The point of no return
In the civil war between those of us who yearn for the hallway serendipity they got around the office coffee machine, and the ones who unlocked a more productive and joyful way of working from their homes, there can be no winner.
The notion that this debate is reconcilable, that there is a mythical “hybrid” solution that checks all the boxes, that with enough thoughtful compromise we can put this conflict behind us, is blindly foolish, and chasing it is a distraction.
That doesn’t mean we can’t all win, it just means we can’t all work together. The sooner we start leaning into that reality, the sooner we can get on with our lives.
Like probably every one of you reading this, I walked out of an office building in March of 2020, but for me it would also be the last time I would. I exchanged an hour-long commute and a frankly chaotic, distracting open office for close to zero commute, the exact working conditions I prefer, and more time with my family. I was high on flexibility, addicted to the hard, intravenous drug of choice.
As the return began, some folks I worked with started going in every day. In many ways, those of us who were staying home were betraying them, as we forced them to have us up on a screen to talk to us, shattering their dreams of being face-to-face again, and complaining endlessly about the shitty conference room audio or video (will we ever get that right?)
How do we resolve a conflict between groups of people with mutually exclusive preferences for how they like to work? The in-person group wants the energy and “serendipity” and empathetic human connection of physical interaction. The remote group wants the flexibility, convenience, comfort, and efficiencies that modern collaborative tech has made possible.
It’s not purely a matter of personal preferences, either. My son started public kindergarten in 2022, and it would be rational to assume that school schedules were specifically designed to necessitate a billion-dollar childcare industry for parents with no way to assemble the jigsaw puzzle of their daily calendars. As a remote worker, I don’t have to choose between walking my son to the bus stop and paying through the nose to shift that start time a couple of hours earlier.
Human connection is so powerful. Our tribal lizard brains will always prioritize real, human connections over anything else. It’s why salespeople take so many prospects and customers to dinners and sports events. It’s a ground truth that a social connection can hijack reason and objectivity, for better or worse.
I want you to think about it like this. A “hybrid workplace” is, by definition, a forced class struggle. If leaders—people with positional authority—see certain people in person with regularity, those people will enjoy advantages that their colleagues will not. Those remote colleagues may have childcare or other considerations making it difficult to thread that needle. Congratulations, you just implemented a new form of legal discrimination.

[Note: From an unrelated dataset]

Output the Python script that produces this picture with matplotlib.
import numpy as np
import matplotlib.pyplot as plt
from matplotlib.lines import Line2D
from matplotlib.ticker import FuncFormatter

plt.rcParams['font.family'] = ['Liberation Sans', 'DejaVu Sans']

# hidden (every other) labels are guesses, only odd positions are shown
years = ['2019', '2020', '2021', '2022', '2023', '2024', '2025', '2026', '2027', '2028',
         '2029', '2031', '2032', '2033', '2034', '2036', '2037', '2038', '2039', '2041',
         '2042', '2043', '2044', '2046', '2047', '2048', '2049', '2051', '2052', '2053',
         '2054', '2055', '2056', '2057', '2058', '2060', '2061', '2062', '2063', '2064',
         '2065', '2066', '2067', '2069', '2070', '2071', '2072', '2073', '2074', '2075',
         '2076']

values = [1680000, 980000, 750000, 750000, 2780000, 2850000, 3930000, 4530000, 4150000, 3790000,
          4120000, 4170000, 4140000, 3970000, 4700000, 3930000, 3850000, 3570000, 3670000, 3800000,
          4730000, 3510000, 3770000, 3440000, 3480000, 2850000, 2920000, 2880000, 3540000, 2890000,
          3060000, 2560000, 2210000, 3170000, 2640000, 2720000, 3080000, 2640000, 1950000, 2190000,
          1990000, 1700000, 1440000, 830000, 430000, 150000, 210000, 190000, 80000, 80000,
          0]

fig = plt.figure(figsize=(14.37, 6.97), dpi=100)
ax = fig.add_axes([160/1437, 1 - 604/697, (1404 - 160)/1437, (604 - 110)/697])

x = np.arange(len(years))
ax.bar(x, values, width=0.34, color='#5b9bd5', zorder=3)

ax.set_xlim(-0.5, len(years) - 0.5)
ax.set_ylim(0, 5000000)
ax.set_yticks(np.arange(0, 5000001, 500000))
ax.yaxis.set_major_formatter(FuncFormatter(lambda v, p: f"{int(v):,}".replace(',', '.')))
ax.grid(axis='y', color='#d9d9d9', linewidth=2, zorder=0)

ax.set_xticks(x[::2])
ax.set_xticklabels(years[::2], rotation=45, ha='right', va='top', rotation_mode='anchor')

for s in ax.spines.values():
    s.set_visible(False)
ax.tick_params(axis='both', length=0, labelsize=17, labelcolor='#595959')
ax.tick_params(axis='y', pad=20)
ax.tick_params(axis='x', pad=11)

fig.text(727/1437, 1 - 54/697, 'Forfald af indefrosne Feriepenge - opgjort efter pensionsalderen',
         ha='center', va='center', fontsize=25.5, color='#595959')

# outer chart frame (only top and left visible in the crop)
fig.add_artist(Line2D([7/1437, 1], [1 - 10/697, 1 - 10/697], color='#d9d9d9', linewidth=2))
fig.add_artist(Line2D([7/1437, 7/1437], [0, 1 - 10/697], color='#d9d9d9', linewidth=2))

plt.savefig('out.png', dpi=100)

For some among us, joy is in whiteboarding and fist-bumping and random hallway chats. For others (myself included), joy is in the perfectly darkened office at the perfect temperature and expressing myself mainly through writing. These are not reconcilable positions, and I don’t want to work with a bunch of people who quietly resent me for mine. I’m sure the fist-bumpers feel the same way! (If you are one, comment below!)
Gordon Bethune, CEO of Continental Airlines, said “[Y]ou can’t have a good product without people who like coming to work. It just can’t be done.” The more we try to force everyone toward some middle ground, some milquetoast compromise, some mediocre settlement, the more our work product will suffer.
I feel so fortunate to have found a place to work that checks all of my boxes. We all make small compromises in our jobs, but let’s not fool ourselves into thinking that with enough compromise we can “solve” this conflict.
The pre-pandemic workplace robbed a lot of people (incidentally, mostly women) of opportunity, and we shouldn’t want to go back there. So let’s not go back, because backwards is the wrong direction to be facing. Let’s go forward, toward a world of choice, yes, but also of understanding.
Now, go fist bump someone. Or just 🤜🤛. You do you.